Michelle....that song fits the "theme" perfectly!

Here is a song that has been running through my mind all morning!

Hallelujah (Your Love Is Amazing)
Written by: Brenton Brown & Brian Doerksen

Your love is amazing, steady and unchanging
Your love is a mountain, firm beneath my feet
Your love is a mystery, how you gently lift me
When I am surrounded, your love carries me


Hallelujah, hallelujah
Hallelujah, your love makes me sing
Hallelujah, hallelujah
Hallelujah, your love makes me sing

Your love is surprising, I can feel it rising
All the joy that's growing deep inside of me
Every time I see you, all your goodness shines through
And I can feel this God song, rising up in me

Hallelujah, hallelujah
Hallelujah, your love makes me sing
Hallelujah, hallelujah
Hallelujah, your love makes me sing
 
Are you still there Tash?

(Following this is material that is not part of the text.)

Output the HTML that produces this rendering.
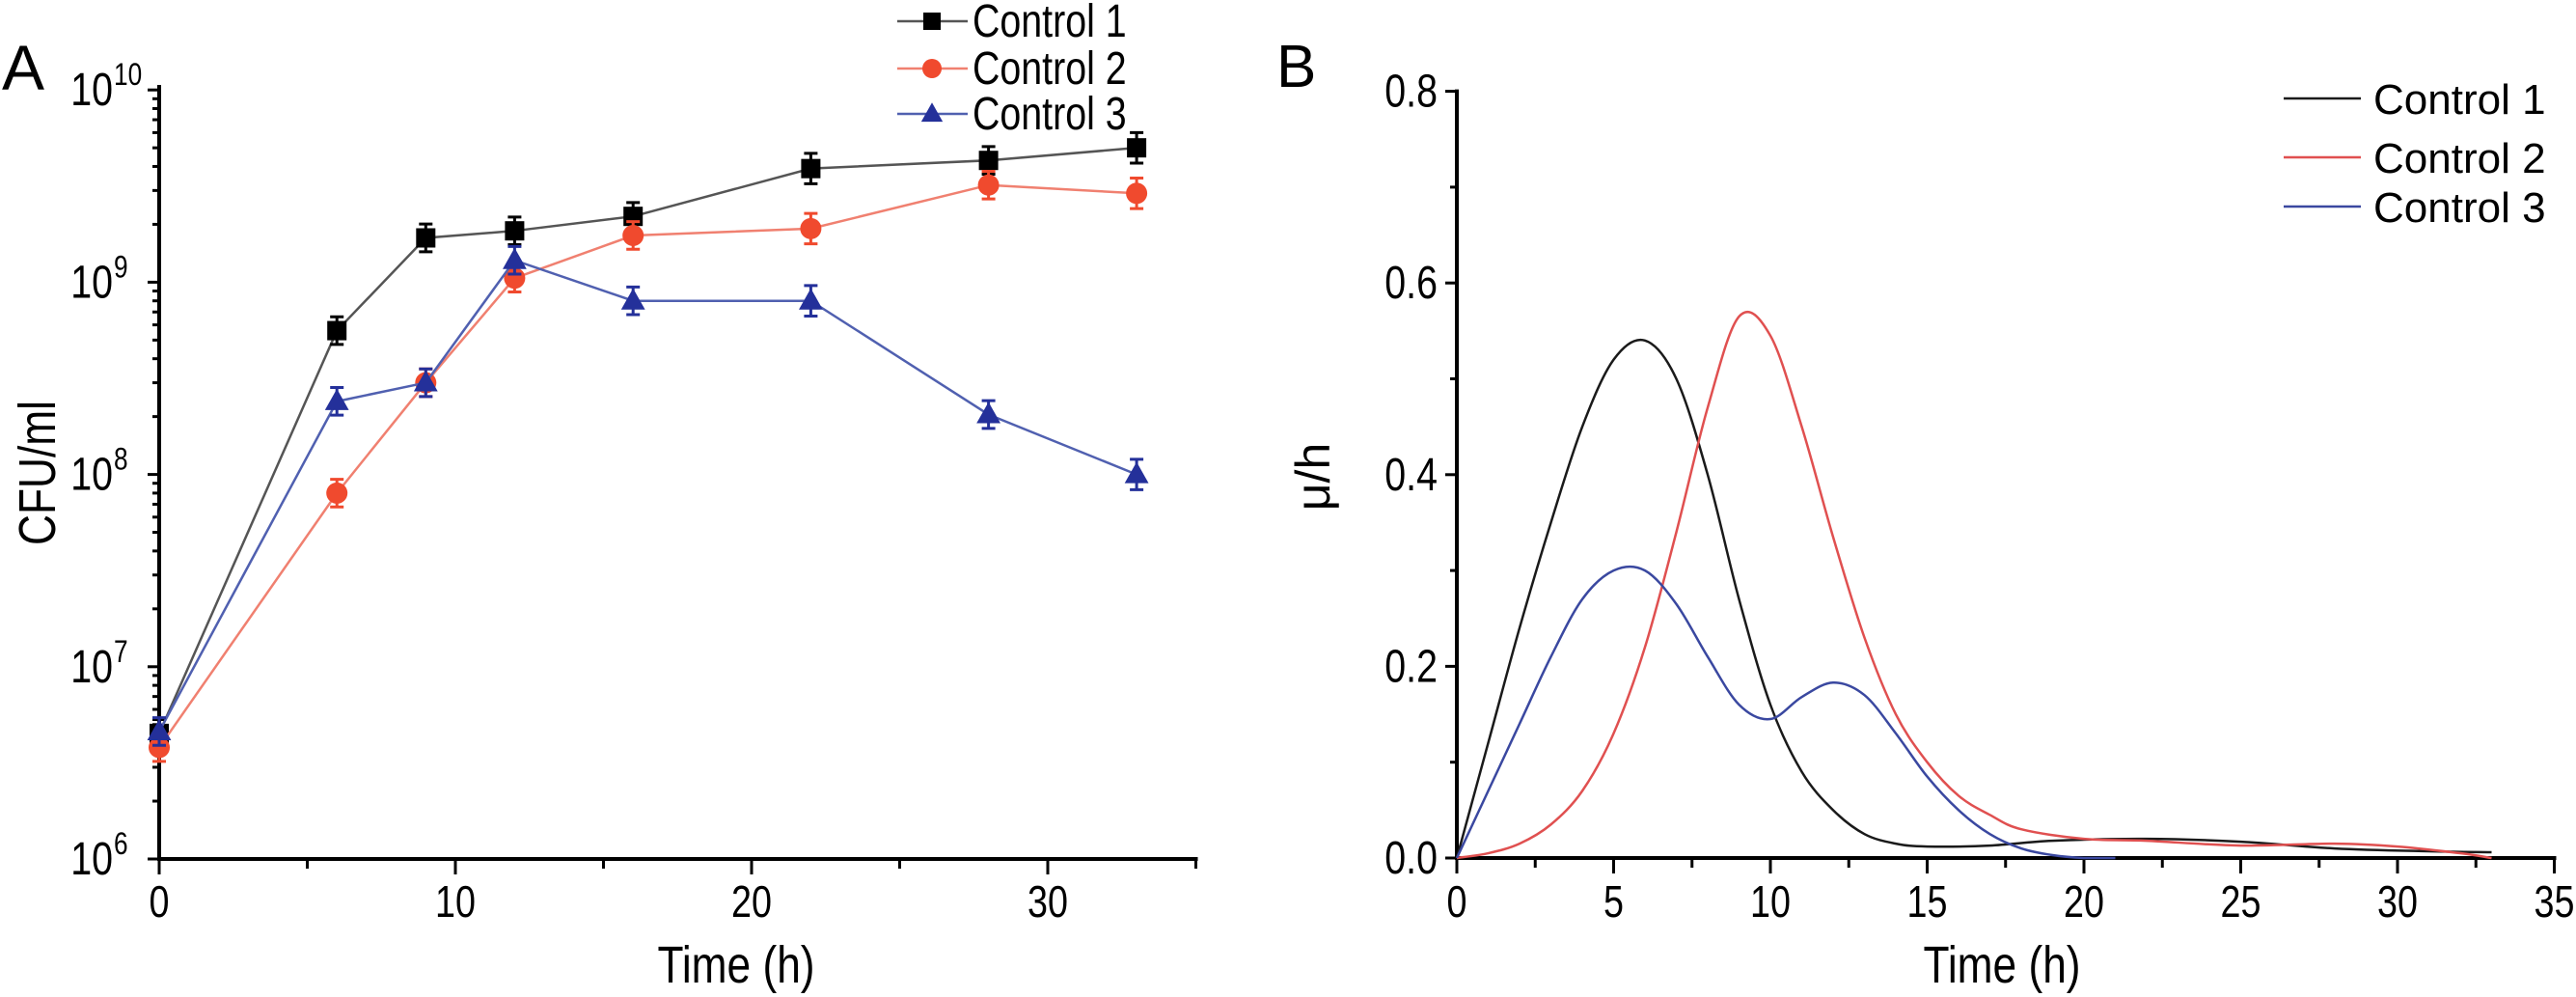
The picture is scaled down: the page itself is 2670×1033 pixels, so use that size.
<!DOCTYPE html>
<html><head><meta charset="utf-8">
<style>
html,body{margin:0;padding:0;background:#fff;}
svg{display:block;}
text{font-family:"Liberation Sans Narrow","Liberation Sans",sans-serif;fill:#000;}
.lg{font-family:"Liberation Sans",sans-serif;}
</style></head>
<body>
<svg id="chart" width="2670" height="1033" viewBox="0 0 2670 1033" xmlns="http://www.w3.org/2000/svg">
<g id="panelA"></g>
<g id="panelB"></g>
</svg>
<script>
// ---- Panel A data ----
const timesA = [0, 6, 9, 12, 16, 22, 28, 33];
const control1A = [4.5e6, 5.6e8, 1.7e9, 1.85e9, 2.2e9, 3.9e9, 4.3e9, 5.0e9];
const control2A = [3.8e6, 8.0e7, 3.0e8, 1.05e9, 1.75e9, 1.9e9, 3.2e9, 2.9e9];
const control3A = [4.6e6, 2.4e8, 3.0e8, 1.3e9, 8.0e8, 8.0e8, 2.05e8, 1.0e8];
const errFracA = [0.18, 0.18, 0.18, 0.18, 0.18, 0.2, 0.18, 0.2];
const xTicksA = [0, 10, 20, 30];
const yDecadesA = [6, 7, 8, 9, 10];
const seriesNamesA = ["Control 1", "Control 2", "Control 3"];

// ---- Panel B data ----
const t1B = [0, 1, 2, 3, 4, 5, 6, 7, 8, 9, 10, 11, 12, 13, 14, 15, 17, 19, 22, 25, 28, 31, 33];
const mu1B = [0, 0.12, 0.24, 0.35, 0.45, 0.52, 0.54, 0.50, 0.40, 0.27, 0.16, 0.09, 0.05, 0.025, 0.015, 0.012, 0.013, 0.018, 0.02, 0.017, 0.01, 0.007, 0.006];
const t2B = [0, 1, 2, 3, 4, 5, 6, 7, 8, 9, 10, 11, 12, 13, 14, 15, 16, 17, 18, 20, 22, 25, 28, 30, 32, 33];
const mu2B = [0, 0.005, 0.015, 0.035, 0.07, 0.13, 0.22, 0.34, 0.47, 0.565, 0.545, 0.45, 0.335, 0.23, 0.15, 0.1, 0.065, 0.045, 0.03, 0.02, 0.018, 0.013, 0.015, 0.012, 0.005, 0];
const t3B = [0, 1, 2, 3, 4, 5, 6, 7, 8, 9, 10, 11, 12, 13, 14, 15, 16, 17, 18, 19, 20, 21];
const mu3B = [0, 0.07, 0.14, 0.21, 0.27, 0.30, 0.30, 0.265, 0.21, 0.16, 0.145, 0.168, 0.183, 0.17, 0.13, 0.085, 0.05, 0.025, 0.01, 0.003, 0, 0];
const xTicksB = [0, 5, 10, 15, 20, 25, 30, 35];
const yTicksB = [0.0, 0.2, 0.4, 0.6, 0.8];

const NS = "http://www.w3.org/2000/svg";
function mk(parent, tag, attrs, txt){
  const e = document.createElementNS(NS, tag);
  for (const k in attrs) e.setAttribute(k, attrs[k]);
  if (txt !== undefined) e.textContent = txt;
  parent.appendChild(e);
  return e;
}
const SQ = 0.82;
function ntext(parent, x, y, size, anchor, str, rot){
  const tr = `translate(${x},${y})` + (rot ? ` rotate(${rot})` : "") + ` scale(${SQ},1)`;
  return mk(parent, "text", {x: 0, y: 0, "font-size": size, "text-anchor": anchor, transform: tr}, str);
}

// ===== Panel A =====
const gA = document.getElementById("panelA");
const AX0 = 165, AXPER = 30.7, AY6 = 890, ADEC = 199.2;
function xA(t){ return AX0 + t * AXPER; }
function yA(v){ return AY6 - (Math.log10(v) - 6) * ADEC; }

let e;
e = mk(gA, "text", {x: 2, y: 93, "font-size": 66, "font-family": "Liberation Sans, sans-serif"}, "A");



e = mk(gA, "line", {x1: AX0, y1: 88, x2: AX0, y2: AY6 + 2, stroke: "#000", "stroke-width": 4});


e = mk(gA, "line", {x1: AX0 - 2, y1: AY6, x2: xA(35) + 2, y2: AY6, stroke: "#000", "stroke-width": 4});



yDecadesA.forEach(d => {
  const y = yA(Math.pow(10, d));
  e = mk(gA, "line", {x1: AX0 - 12, y1: y, x2: AX0, y2: y, stroke: "#000", "stroke-width": 3});
  
  
  const t = ntext(gA, AX0 - 48, y + 16, 48, "end", "10");
  
  
  const s = ntext(gA, AX0 - 47, y - 5, 32, "start", String(d));
  
  
  if (d < 10) {
    for (let m = 2; m <= 9; m++) {
      const ym = yA(m * Math.pow(10, d));
      e = mk(gA, "line", {x1: AX0 - 7, y1: ym, x2: AX0, y2: ym, stroke: "#000", "stroke-width": 3});
      
      
    }
  }
});
for (let t = 0; t <= 35; t += 5) {
  const major = t % 10 === 0;
  e = mk(gA, "line", {x1: xA(t), y1: AY6, x2: xA(t), y2: AY6 + (major ? 16 : 10), stroke: "#000", "stroke-width": 3});
  
  
}
xTicksA.forEach(t => {
  e = ntext(gA, xA(t), 950, 46, "middle", String(t));
  
  
});
e = ntext(gA, 763, 1018, 54, "middle", "Time (h)");


e = ntext(gA, 57, 490, 54, "middle", "CFU/ml", -90);



const colorsA = ["#000000", "#f04a2e", "#24309a"];
const lineColA = ["#555555", "#f08070", "#5060b0"];
const seriesA = [control1A, control2A, control3A];
function marker(g, kind, x, y, col, sz){
  let m;
  if (kind === 0) m = mk(g, "rect", {x: x - sz/2, y: y - sz/2, width: sz, height: sz, fill: col});
  else if (kind === 1) m = mk(g, "circle", {cx: x, cy: y, r: sz/2 + 1, fill: col});
  else m = mk(g, "polygon", {points: `${x},${y - sz*0.65} ${x - sz*0.62},${y + sz*0.45} ${x + sz*0.62},${y + sz*0.45}`, fill: col});
  return m;
}
seriesA.forEach((vals, si) => {
  const g = mk(gA, "g", {});
  
  
  const pts = vals.map((v, i) => `${xA(timesA[i])},${yA(v)}`).join(" ");
  e = mk(g, "polyline", {points: pts, fill: "none", stroke: lineColA[si], "stroke-width": 2.5});
  
  
  vals.forEach((v, i) => {
    const x = xA(timesA[i]);
    const yt = yA(v * (1 + errFracA[i])), yb = yA(v / (1 + errFracA[i]));
    e = mk(g, "path", {d: `M${x},${yt}V${yb}M${x-7},${yt}H${x+7}M${x-7},${yb}H${x+7}`, stroke: colorsA[si], "stroke-width": 3, fill: "none"});
    
    
    e = marker(g, si, x, yA(v), colorsA[si], 20);
    
    
  });
});
const legYA = [22, 71, 118];
seriesNamesA.forEach((n, i) => {
  const g = mk(gA, "g", {});
  
  
  mk(g, "line", {x1: 930, y1: legYA[i], x2: 1003, y2: legYA[i], stroke: lineColA[i], "stroke-width": 2.5});
  marker(g, i, 966, legYA[i], colorsA[i], 18);
  ntext(g, 1008, legYA[i] + 16, 48, "start", n);
});

// ===== Panel B =====
const gB = document.getElementById("panelB");
const BX0 = 1510, BXPER = 32.5, BY0 = 889, BYPER = 993;
function xB(t){ return BX0 + t * BXPER; }
function yB(v){ return BY0 - v * BYPER; }

e = mk(gB, "text", {x: 1323, y: 90, "font-size": 62, "font-family": "Liberation Sans, sans-serif"}, "B");


e = mk(gB, "line", {x1: BX0, y1: yB(0.8) - 2, x2: BX0, y2: BY0 + 2, stroke: "#000", "stroke-width": 4});


e = mk(gB, "line", {x1: BX0 - 2, y1: BY0, x2: xB(35) + 2, y2: BY0, stroke: "#000", "stroke-width": 4});


for (let v = 0; v <= 0.8001; v += 0.1) {
  const major = Math.round(v * 10) % 2 === 0;
  e = mk(gB, "line", {x1: BX0 - (major ? 12 : 7), y1: yB(v), x2: BX0, y2: yB(v), stroke: "#000", "stroke-width": 3});
  
  
}
yTicksB.forEach(v => {
  e = ntext(gB, BX0 - 20, yB(v) + 16, 48, "end", v.toFixed(1));
  
  
});
for (let t = 0; t <= 35; t += 2.5) {
  const major = t % 5 === 0;
  e = mk(gB, "line", {x1: xB(t), y1: BY0, x2: xB(t), y2: BY0 + (major ? 16 : 10), stroke: "#000", "stroke-width": 3});
  
  
}
xTicksB.forEach(t => {
  e = ntext(gB, xB(t), 950, 46, "middle", String(t));
  
  
});
e = ntext(gB, 2075, 1018, 54, "middle", "Time (h)");


e = mk(gB, "text", {x: 0, y: 0, "font-size": 50, "text-anchor": "middle", "font-family": "Liberation Serif, serif", transform: "translate(1378,494) rotate(-90)"}, "μ/h");



function smoothPath(ts, vs){
  const p = ts.map((t, i) => [xB(t), yB(vs[i])]);
  let d = `M${p[0][0]},${p[0][1]}`;
  for (let i = 0; i < p.length - 1; i++) {
    const p0 = p[i - 1] || p[i], p1 = p[i], p2 = p[i + 1], p3 = p[i + 2] || p2;
    const c1x = p1[0] + (p2[0] - p0[0]) / 6, c1y = p1[1] + (p2[1] - p0[1]) / 6;
    const c2x = p2[0] - (p3[0] - p1[0]) / 6, c2y = p2[1] - (p3[1] - p1[1]) / 6;
    d += ` C${c1x},${Math.min(c1y, BY0)} ${c2x},${Math.min(c2y, BY0)} ${p2[0]},${p2[1]}`;
  }
  return d;
}
const colorsB = ["#1a1a1a", "#e05050", "#3a48a0"];
const seriesB = [[t1B, mu1B], [t2B, mu2B], [t3B, mu3B]];
seriesB.forEach((s, i) => {
  e = mk(gB, "path", {d: smoothPath(s[0], s[1]), fill: "none", stroke: colorsB[i], "stroke-width": 2.5});
  
  
});
const legYB = [102, 163, 214];
seriesNamesA.forEach((n, i) => {
  const g = mk(gB, "g", {});
  
  
  mk(g, "line", {x1: 2367, y1: legYB[i], x2: 2447, y2: legYB[i], stroke: colorsB[i], "stroke-width": 2.5});
  mk(g, "text", {x: 2460, y: legYB[i] + 16, "font-size": 44, class: "lg"}, n);
});
</script>
</body></html>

I saw your second post yesterday and I prayed for you...just couldn't post. Praying for you now as well. I understand confusion...believe me. Knowing our purpose is what we need to keep our focus on. Even when things are unclear. if we have our hands around the life preserver and we can feel it we will stay afloat until the fog disapates. I have a song that has been so important to me lately. Post it in a minute.

Today has been crazy so far but I know the one who sustains me.

2/3 kids are sick and the little guy is on Antibiotics from being sick last week. Micahel has a mystery fever ??? 4 days now and very high but he is feeling ok when he is on the meds to take it down.

Long story about all of my confusions but they have been REAL! I can relate and I Love you sis!

I love ALL OF YOU GUYS!

Sarah amd Michelle thanks for the PUURRFECT songs! :)

Sorry about the typos...I know there must be a million as fast as I am typing now.
 
Ok I'm back now for a sceond...just reread my post above and I spelled my own kid's name wrong. I can't find the lyrics to the song I want ...it must be too new. Below is what I could find. Since I am home today though with sick kids I hope to post a couple of songs that have helped me as of late!

Blessing s to all of you!

...from Never Alone by Barlow Girl

Chorus
I cry out with no reply
and I can't feel you by side
so I hold tight to what I know
You're here
and I'm never alone


(This song has been playing on the radio and has some great verses too which I can't find. I did however go to the site for this more newly played band and it was cool! I like their sound.)